Harold Pinter, winner of the Nobel Prize, passed away on Wednesday. He revolutionized the way stage dialogue is used, something obvious when the terms ‘Pinteresque’ and ‘the Pinter Pause’ come up time and time again as one studies contemporary drama. His work influenced not only later playwrights like David Mamet and Sam Shepard, but also the way a young man in Austin, Texas, would feel about the power of drama.
Though in many of Pinter’s scenes, there is little of consequence transmitted verbally, labeling such pieces as uncommunicative completely misses the point. Pinter is far from wanting to say that language is incapable of establishing true communication between human beings, but merely draws our attention to the fact that human beings rarely make use of language for that purpose, as least so far as spoken communication is concerned. People tend to act not so much logically as emotionally through language, and the tone of voice, the emotional color of the words is often far more significant than their exact definitional meanings. For example, the verbal outburst of one persona against another is basically an act of aggression, an assault by verbal blows in which the violence of the emotion behind the words is far more important than their content. What matters most in oral communication through words is more what people are doing to each other through it rather than the conceptual content of what they are saying.
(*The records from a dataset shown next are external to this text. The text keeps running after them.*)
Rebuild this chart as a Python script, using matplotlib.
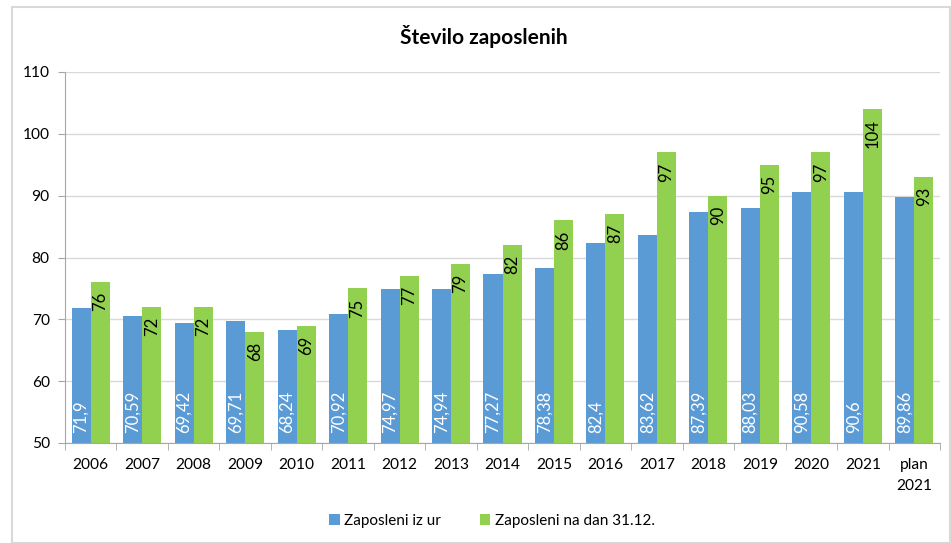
import numpy as np
import matplotlib.pyplot as plt
from matplotlib.patches import Rectangle

plt.rcParams['font.family'] = ['Lato', 'DejaVu Sans']

# data
categories = ['2006', '2007', '2008', '2009', '2010', '2011', '2012', '2013', '2014',
              '2015', '2016', '2017', '2018', '2019', '2020', '2021', 'plan\n2021']
iz_ur = [71.9, 70.59, 69.42, 69.71, 68.24, 70.92, 74.97, 74.94, 77.27,
         78.38, 82.4, 83.62, 87.39, 88.03, 90.58, 90.6, 89.86]
na_dan = [76, 72, 72, 68, 69, 75, 77, 79, 82, 86, 87, 97, 90, 95, 97, 104, 93]

blue = '#5b9bd5'
green = '#92d050'
grid_c = '#d9d9d9'
axis_c = '#a6a6a6'

fig = plt.figure(figsize=(9.51, 5.43), dpi=100)
fig.patches.append(Rectangle((12/951, 0), 1 - 12/951 - 0.001, 1 - 6/543 - 0.001,
                             transform=fig.transFigure, fill=False,
                             edgecolor='#d9d9d9', linewidth=1.5))
ax = fig.add_axes([65/951, 1 - 443/543, (940 - 65)/951, (443 - 72)/543])

x = np.arange(len(categories))
w = 0.37
b1 = ax.bar(x - w/2, iz_ur, w, color=blue, label='Zaposleni iz ur', zorder=2)
b2 = ax.bar(x + w/2, na_dan, w, color=green, label='Zaposleni na dan 31.12.', zorder=2)

# labels: blue at the base in white, green at the top in black
for xi, v in zip(x, iz_ur):
    ax.text(xi - w/2, 51.6, ('%g' % v).replace('.', ','), rotation=90,
            ha='center', va='bottom', color='white', fontsize=12, zorder=3)
for xi, v in zip(x, na_dan):
    ax.text(xi + w/2, v - 1.6, '%d' % v, rotation=90,
            ha='center', va='top', color='black', fontsize=12, zorder=3)

ax.set_ylim(50, 110)
ax.set_xlim(-0.5, len(categories) - 0.5)
ax.set_yticks(np.arange(50, 111, 10))
ax.yaxis.grid(True, color=grid_c, linewidth=1, zorder=0)
ax.set_axisbelow(True)

ax.set_xticks(x)
ax.set_xticklabels(categories, fontsize=11.2, linespacing=1.6)
ax.set_xticks(np.arange(-0.5, len(categories), 1), minor=True)
ax.tick_params(axis='x', which='major', length=0, pad=11)
ax.tick_params(axis='x', which='minor', length=5, color=axis_c)
ax.tick_params(axis='y', length=5, color=axis_c, labelsize=11.2, pad=6)

for s in ['top', 'right']:
    ax.spines[s].set_visible(False)
ax.spines['left'].set_color(axis_c)
ax.spines['bottom'].set_color(axis_c)

fig.text(484/951, 1 - 37/543, 'Število zaposlenih', ha='center', va='center',
         fontsize=15, fontweight='bold')

fig.legend(handles=[b1, b2], loc='center', bbox_to_anchor=(492/951, 1 - 521/543),
           ncol=2, frameon=False, fontsize=11, handlelength=0.7, handleheight=0.7,
           handletextpad=0.3, columnspacing=2.5)

fig.savefig('out.png', dpi=100)
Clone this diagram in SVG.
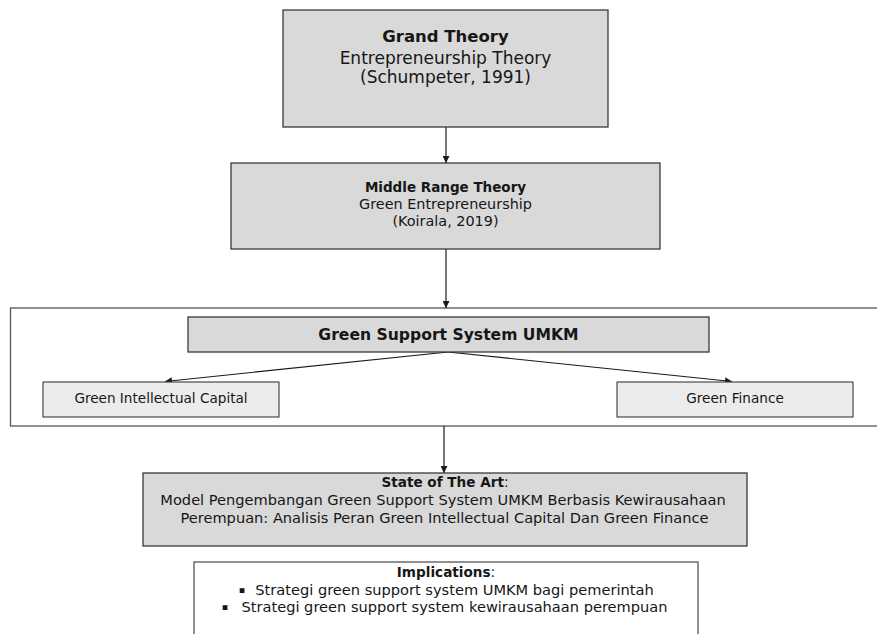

Thus in drama, dialogue is ultimately a form of action. And Pinter found a way to insert the silence into his poetry. The silences in his plays are written into the text, are a part of the dialogue, and are wielded against other characters. If a line of Shakespeare’s verse is like an atom, full of infinite energy if we can just find a way to split it open, then perhaps the same can be said for the silence in Pinter’s plays. They derive their power for suggesting possible answers to questions that the audience thinks could be said, then subverting that expectation with a spoken line that seems less than meaningful. The power in these exchanges derives from the silence, not from what is spoken.
I’ve written several papers about Pinter, but have been most influenced by an essay concerning radio drama by Mamet. His claim is that one could get just as much out of Shakespeare listening to a radio broadcast as one could receive at a staged version because all the power is packed into the language. Yet I imagine that Pinter’s plays could be just as well observed the same way. The power isn’t in the staging at all. It’s the silences that not only we hear, but the characters hear as well. As a person who has written a bit of drama and likely will return to that again, this aspect of Pinter’s style literally changed the way I approach my own work as well as they way I critique the work of others.
Harold Pinter was a revolutionary playwright, taking the Absurdist nature of Samuel Beckett and placing it amongst lovers or a family. His best work is probably The Homecoming, but I’ve found one can’t really go wrong with him. I urge any of you to make an effort to see one of his plays and to find Peter Hall’s BBC version of The Homecoming. Pinter will truly be missed.